If you're magician and you want to rescue someone, you do it with magic, not by starting a protest! Unless of course your story is set in India during the revolution. Which this was not. But it would have made more sense. Why recreate a story which was originally set in England and France, and move it bodily to the USA? Because everyone else does? Because Big Publishing™ doesn't care about your story if it's not set in the USA? Because US teens won't read stories that are not set in the USA? Screw them. For goodness sakes, write the story that needs writing, not the one you think the US publishing industry is most likely to offer you a contract for.
Since this was clearly a clone of Dickens's novel, I went into it already knowing the ending, so clearly the suspenseful part of the story could only come from how we got there and perhaps from wondering if the ending would get a twist. I've never read A Tale of Two Cities, but I do know how it begins and how it ends. The problem is that all we got was a vacillating Lucie who we're supposed to view as heroic, yet who quite clearly had no backbone whatsoever. There was more than one point, but one point in particular, where she could easily have turned this around and saved lives and saved the world from falling into chaos, and she shrunk from it every time. We're told she is an expert sword fighter, and by that means she could have saved the life of a woman whom she liked, who was a moderate, but she hid instead and watched the woman die.
By simply owning the truth, Lucie could have changed the world, but she hid and shrank away, and turned away, and ran, and buckled under repeatedly, and she made people die and she made me sick.
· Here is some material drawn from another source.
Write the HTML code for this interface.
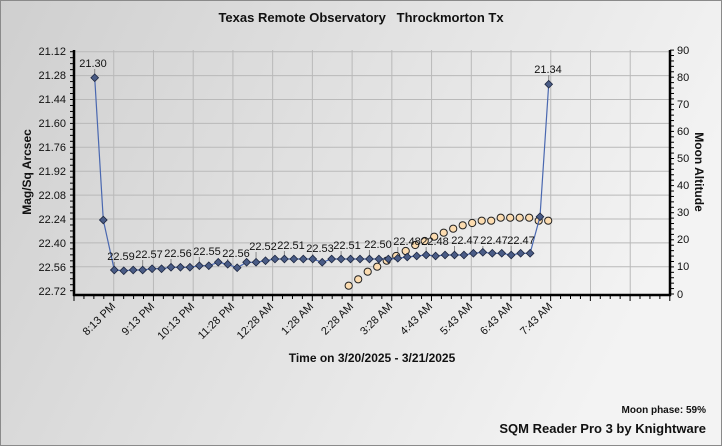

I did not like her, nor any other character in the story, and her limp and retarded behavior was nauseating to watch when it was repeated time after time, day after day. I can understand an author liking an historical novel so well that she wants to pay homage to it in a rewrite, but I think the problem here is that the author was too close to her source and didn't want to let any of it go (which is no doubt why we had swords!). I think if she'd let it go and written the story based on her own outline and didn't worry about what the Dickens would happen, it might have been better for it. While I was grateful for a chance to read an advance review copy of this novel, I cannot in good faith recommend this as a worthy read.